At times the journey is difficult. We are called to be moral in an immoral society. We are called to stand for life in a society of death. We are called to embrace the joy of the Lord in a society that exalts in diabolical hatred. It is easy for us to give up and to give in. It is easy to take the drink that will destroy us, the drug that will dull us. It is easy to go with the flow of an immoral relationship. It is difficult to step away from all this and stay on the path to the Lord. But we can stay on that path. We can, and we must. The world is counting on us completing the journey of our lives. For those who complete their journey reveal to the world the Presence of its Savior. And so, we look towards the great ones who have died, the great ones in our Church, the universal Church and the great ones of the little church of our families. And be they Blessed Mother Theresa’s or Blessed John Paul II’s, or Fr.
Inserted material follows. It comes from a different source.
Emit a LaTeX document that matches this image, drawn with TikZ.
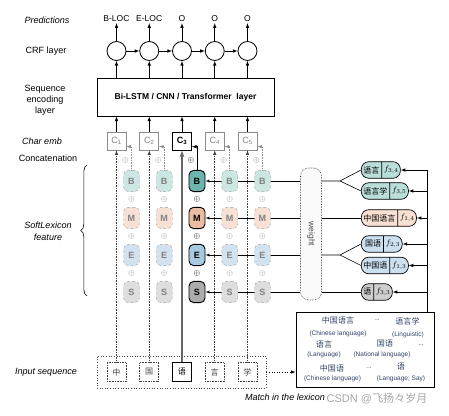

John LaTondresses or Clem Steins, spiritual rocks in the history of our parish, or Sally Smiths or Fred Jones, their lives give witness for us that the Lord is indeed among us.
And we journey, not alone, but guided, guided by an interior star, the voice of the One we love who calls to us deep within ourselves. And we go “without discerning and with no other light except for that which our hearts is burning.”
We pray today for the wisdom to seek the Lord.